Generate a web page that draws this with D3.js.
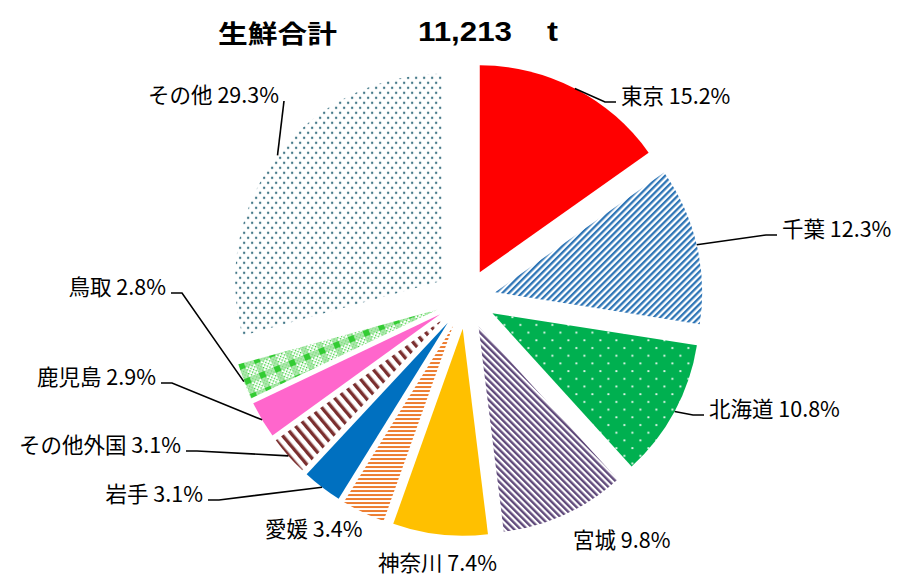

+ + + + + + +

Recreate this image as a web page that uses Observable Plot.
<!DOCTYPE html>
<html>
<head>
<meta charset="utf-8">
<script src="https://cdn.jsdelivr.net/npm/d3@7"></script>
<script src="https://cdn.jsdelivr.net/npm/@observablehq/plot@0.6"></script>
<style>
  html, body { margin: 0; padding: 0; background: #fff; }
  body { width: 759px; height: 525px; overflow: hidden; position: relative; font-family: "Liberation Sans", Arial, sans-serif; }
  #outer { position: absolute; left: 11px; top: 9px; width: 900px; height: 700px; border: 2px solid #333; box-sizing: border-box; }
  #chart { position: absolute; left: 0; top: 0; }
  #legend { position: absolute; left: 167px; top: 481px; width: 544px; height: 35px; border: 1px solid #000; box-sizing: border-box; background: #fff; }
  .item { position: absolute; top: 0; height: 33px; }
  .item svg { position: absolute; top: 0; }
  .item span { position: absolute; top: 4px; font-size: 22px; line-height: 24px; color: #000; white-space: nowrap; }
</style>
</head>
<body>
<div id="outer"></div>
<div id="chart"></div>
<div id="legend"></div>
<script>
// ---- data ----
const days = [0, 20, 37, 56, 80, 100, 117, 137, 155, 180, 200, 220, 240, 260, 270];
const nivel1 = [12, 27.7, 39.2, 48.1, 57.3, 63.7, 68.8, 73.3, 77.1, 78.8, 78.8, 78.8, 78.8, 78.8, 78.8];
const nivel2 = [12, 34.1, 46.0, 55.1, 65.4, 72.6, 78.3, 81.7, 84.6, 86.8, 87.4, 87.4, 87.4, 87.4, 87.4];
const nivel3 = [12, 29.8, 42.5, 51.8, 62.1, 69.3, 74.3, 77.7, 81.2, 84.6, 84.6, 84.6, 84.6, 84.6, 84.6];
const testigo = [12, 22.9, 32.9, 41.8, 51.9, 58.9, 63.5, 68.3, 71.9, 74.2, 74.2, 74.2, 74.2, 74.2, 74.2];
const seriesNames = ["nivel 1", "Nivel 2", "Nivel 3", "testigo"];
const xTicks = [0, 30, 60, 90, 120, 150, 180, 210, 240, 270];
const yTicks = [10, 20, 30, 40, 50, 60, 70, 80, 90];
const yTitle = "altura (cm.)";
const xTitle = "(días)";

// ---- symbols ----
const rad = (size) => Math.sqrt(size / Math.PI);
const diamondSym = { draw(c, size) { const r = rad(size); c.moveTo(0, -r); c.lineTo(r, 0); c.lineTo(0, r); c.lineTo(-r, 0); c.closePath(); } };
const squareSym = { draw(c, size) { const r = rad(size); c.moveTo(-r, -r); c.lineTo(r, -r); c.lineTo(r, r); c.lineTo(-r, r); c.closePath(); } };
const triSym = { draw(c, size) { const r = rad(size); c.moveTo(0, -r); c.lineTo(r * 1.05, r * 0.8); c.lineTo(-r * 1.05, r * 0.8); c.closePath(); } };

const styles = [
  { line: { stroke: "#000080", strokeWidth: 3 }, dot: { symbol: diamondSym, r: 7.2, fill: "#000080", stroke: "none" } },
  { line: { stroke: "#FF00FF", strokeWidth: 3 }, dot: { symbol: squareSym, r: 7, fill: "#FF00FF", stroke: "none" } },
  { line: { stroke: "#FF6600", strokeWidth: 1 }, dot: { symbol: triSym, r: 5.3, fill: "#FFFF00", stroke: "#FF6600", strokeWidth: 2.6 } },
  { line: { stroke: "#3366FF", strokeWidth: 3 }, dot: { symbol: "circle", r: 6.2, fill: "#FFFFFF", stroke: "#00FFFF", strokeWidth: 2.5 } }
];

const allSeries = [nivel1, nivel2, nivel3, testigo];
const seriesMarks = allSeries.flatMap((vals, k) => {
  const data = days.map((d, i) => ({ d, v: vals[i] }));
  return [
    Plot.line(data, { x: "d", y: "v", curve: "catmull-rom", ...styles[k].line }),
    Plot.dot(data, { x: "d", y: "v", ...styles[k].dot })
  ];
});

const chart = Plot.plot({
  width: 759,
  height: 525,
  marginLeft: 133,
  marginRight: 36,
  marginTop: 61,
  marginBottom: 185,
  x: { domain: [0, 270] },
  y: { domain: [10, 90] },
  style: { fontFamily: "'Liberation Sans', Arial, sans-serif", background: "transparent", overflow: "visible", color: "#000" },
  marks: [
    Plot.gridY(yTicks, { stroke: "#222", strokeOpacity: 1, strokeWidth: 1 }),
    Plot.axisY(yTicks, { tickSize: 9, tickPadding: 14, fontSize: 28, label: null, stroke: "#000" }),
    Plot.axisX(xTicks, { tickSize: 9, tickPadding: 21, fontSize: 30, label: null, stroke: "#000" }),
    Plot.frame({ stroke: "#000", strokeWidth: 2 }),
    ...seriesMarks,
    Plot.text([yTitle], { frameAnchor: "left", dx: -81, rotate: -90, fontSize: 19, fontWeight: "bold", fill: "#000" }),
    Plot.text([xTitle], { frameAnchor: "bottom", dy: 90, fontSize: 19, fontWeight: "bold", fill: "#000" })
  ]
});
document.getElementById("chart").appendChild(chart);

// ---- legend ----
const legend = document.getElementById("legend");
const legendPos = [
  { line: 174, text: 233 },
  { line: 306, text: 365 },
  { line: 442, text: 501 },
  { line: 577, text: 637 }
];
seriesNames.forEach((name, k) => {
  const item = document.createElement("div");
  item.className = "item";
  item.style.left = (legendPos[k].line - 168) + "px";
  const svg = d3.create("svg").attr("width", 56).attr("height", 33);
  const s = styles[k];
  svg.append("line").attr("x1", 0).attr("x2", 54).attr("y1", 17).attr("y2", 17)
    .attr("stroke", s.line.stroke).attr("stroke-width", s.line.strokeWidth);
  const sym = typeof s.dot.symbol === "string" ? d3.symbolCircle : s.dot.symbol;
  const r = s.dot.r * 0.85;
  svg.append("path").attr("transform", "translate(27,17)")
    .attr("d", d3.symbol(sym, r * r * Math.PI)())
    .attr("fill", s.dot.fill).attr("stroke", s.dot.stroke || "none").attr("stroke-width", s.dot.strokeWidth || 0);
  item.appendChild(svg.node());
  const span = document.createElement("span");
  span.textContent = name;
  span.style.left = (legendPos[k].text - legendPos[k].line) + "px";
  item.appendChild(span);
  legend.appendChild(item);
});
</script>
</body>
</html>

+ + + + + + +

## [What to produce]
Go through the records above, find every line with the word "that", and list those lines.

## [The result]
Generate a web page that draws this with D3.js.
Recreate this image as a web page that uses Observable Plot.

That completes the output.